Император Александр не раз, с тонкою политическою прозорливостью и осторожностью, умел останавливать на ходу и спроваживать людей, которые могли, так сказать, компрометировать достоинство и власть его. Здесь кстати применить к делу простую нашу поговорку: дружба дружбою, а служба службою. Цари могут лично любить кого хотят; но государственною властью и доверием обязаны они облекать только тех, которые государству могут быть истинно полезны, и держать их при себе, пока они полезны.

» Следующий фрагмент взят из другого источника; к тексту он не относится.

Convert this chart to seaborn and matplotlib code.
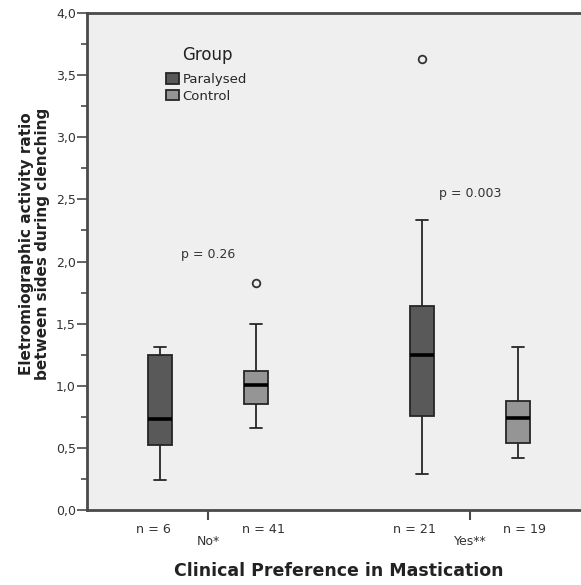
import numpy as np
import pandas as pd
import matplotlib
matplotlib.use("Agg")
import matplotlib.pyplot as plt
from matplotlib.ticker import MultipleLocator, FuncFormatter
import seaborn as sns

# ---- data ----
preference = ["No*", "No*", "Yes**", "Yes**"]
group = ["Paralysed", "Control", "Paralysed", "Control"]
n_counts = [6, 41, 21, 19]
whisker_low = [0.24, 0.66, 0.29, 0.42]
q1 = [0.52, 0.85, 0.76, 0.54]
median = [0.73, 1.01, 1.245, 0.74]
q3 = [1.25, 1.12, 1.64, 0.88]
whisker_high = [1.31, 1.50, 2.33, 1.31]
outliers = [[], [1.83], [3.63], []]

categories = ["No*", "Yes**"]
groups = ["Paralysed", "Control"]
p_values = ["p = 0.26", "p = 0.003"]
p_heights = [2.06, 2.55]

# Build per-box value lists whose quartiles / whiskers equal the read summary
rows = []
for i in range(4):
    vals = [whisker_low[i], q1[i], q1[i], median[i], median[i], q3[i], q3[i],
            whisker_high[i]] + (outliers[i] if outliers[i] else [whisker_high[i]])
    for v in vals:
        rows.append({"Preference": preference[i], "Group": group[i], "Ratio": v})
df = pd.DataFrame(rows)

sns.set_theme(style="white")
plt.rcParams["font.family"] = ["DejaVu Sans"]

W, H = 581, 585
fig = plt.figure(figsize=(W / 100, H / 100), dpi=100)
fig.patch.set_facecolor("white")
ax = fig.add_axes([87 / W, 75 / H, 1 - 87 / W, (510 - 13) / H])
ax.set_facecolor("#efefef")

box_width = 0.733
palette = {"Paralysed": "#595959", "Control": "#959595"}
sns.boxplot(data=df, x="Preference", y="Ratio", hue="Group",
            order=categories, hue_order=groups, palette=palette,
            width=box_width, gap=0.744, saturation=1, linecolor="#262626",
            linewidth=1.3, fliersize=5.5, legend=True, ax=ax,
            medianprops={"color": "black", "linewidth": 2.6},
            flierprops={"marker": "o", "markerfacecolor": "none",
                        "markeredgecolor": "#333333", "markeredgewidth": 1.3})

ax.set_xlim(-0.462, 1.424)
ax.set_ylim(0, 4.0)

# axes styling
for side in ["left", "bottom", "top"]:
    ax.spines[side].set_visible(True)
    ax.spines[side].set_color("#4a4a4a")
    ax.spines[side].set_linewidth(2.0)
ax.spines["right"].set_visible(False)

ax.yaxis.set_major_locator(MultipleLocator(0.5))
ax.yaxis.set_minor_locator(MultipleLocator(0.25))
ax.yaxis.set_major_formatter(FuncFormatter(lambda v, p: f"{v:.1f}".replace(".", ",")))
ax.tick_params(axis="y", which="major", direction="out", length=7, width=1.2,
               color="#4a4a4a", labelsize=9, labelcolor="#333333", pad=1, left=True)
ax.tick_params(axis="y", which="minor", direction="out", length=4, width=1.2,
               color="#4a4a4a", left=True)
ax.tick_params(axis="x", direction="out", length=7, width=1.5, color="#4a4a4a",
               labelsize=9, labelcolor="#333333", pad=11, bottom=True)

ax.set_xlabel("Clinical Preference in Mastication", fontsize=12.5,
              fontweight="bold", color="#222222")
ax.xaxis.set_label_coords(0.51, -0.105)
ax.set_ylabel("Eletromiographic activity ratio\nbetween sides during clenching",
              fontsize=11, fontweight="bold", color="#222222",
              linespacing=1.05)
ax.yaxis.set_label_coords(-0.075, 0.535)

# n labels under each box
n_offset = 0.21
k = 0
for ci, cat in enumerate(categories):
    for gi, g in enumerate(groups):
        xpos = ci + (-n_offset if gi == 0 else n_offset)
        ax.text(xpos, -0.0385, f"n = {n_counts[k]}", transform=ax.get_xaxis_transform(),
                ha="center", va="center", fontsize=9.2, color="#333333")
        k += 1

# p-values
for ci, (pv, ph) in enumerate(zip(p_values, p_heights)):
    ax.text(ci, ph, pv, ha="center", va="center", fontsize=9, color="#333333")

# legend
sns.move_legend(ax, loc="upper left", bbox_to_anchor=(166 / W, 1 - 73 / H),
                bbox_transform=fig.transFigure, frameon=False, title="",
                fontsize=9.5, handlelength=1.0,
                handleheight=0.85, handletextpad=0.25, labelspacing=0.27,
                borderpad=0, borderaxespad=0)
fig.text(207 / W, 1 - 55 / H, "Group", ha="center", va="center",
         fontsize=12, color="#222222")

fig.savefig("out.png", dpi=100, facecolor="white")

Сперанский одарен был великими и разносторонними способностями; он легко и своре работал. Не смотря на некоторые придирки Карамзина (впрочем, все основательные) редактор был он искусный, даже изящный; особенно в сравнении с прежними правительственными редакторами. В этом отношении отдавал справедливость ему и строгий до педантизма Дмитриев[2]. Докладчиком должен он был быть превосходным, приятным, вкрадчивым, так, сказать ловко преподающим свой доклад. Ум его не был ум глубокий, сосредоточивающий, а легко податливый на все стороны, ум охотно и свободно объемлющий все, что представлялось глазам его. Он также мог быть министром финансов, министром народного просвещения, как министром иностранных дел. Везде, и тут и там, был бы он на месте и, более или менее, отличался бы своею служебною деятельностью. Но энциклопедические свойства ума его призваны были на поприще ему именно более всего приличное. Государь угадал его и ев полною доверенностью приблизил к себе. Он облек его сначала совещательною властью: никакого управления не отдал он в руки ему, но при себе, но в кабинете своем, давал ему голос по всем частям управления. Вскоре сей голос келейный возобладал над всеми другими голосами. Не имея министерства ему присвоенного, не будучи министром, Сперанский был то, что в старину называли первым министром.
Как бы то ни было, Сперанский был для Александра неоцененной находкой. Некоторые из деятелей старого времени, еще оставшиеся на лицо, имели более опытности, более государственного веса, может быть ближе знали Россию, нежели Сперанский, так сказать одним шагом поступивший из семинарии в среду государственных дел. Но молодой Государь изверился в достоинство старых деятелей. Он требовал молодых сил, новых стихий. Он хотел вино новое влить в мехи новые; а вино преобразований, новых учреждений, новых порядков бродило в то время и просилось наружу. Таковы были соображения Государя. Может быть, Россия не совершенно им сочувствовала: она более доверяла старикам, которых привыкла видеть у кормила государства, которых привыкла она называть сановниками, вельможами. Народ вообще вовсе не так демократичен, как многие полагают. Обаяние высокого имени очень действует на него: он охотно верует в людей дошедших до больших чинов постоянною, долговременною службою. Петровская Россия не любила Меншикова, Александровская – Сперанскаго. Петр и Александр, напротив, особенно любили избранных приемышей своих. И это очень естественно. Они готовы были сказать: «Пусть мертвые хоронят мертвецов своих; нам нужны живые, люди еще небывалые, не очерствевшие под корою преданий».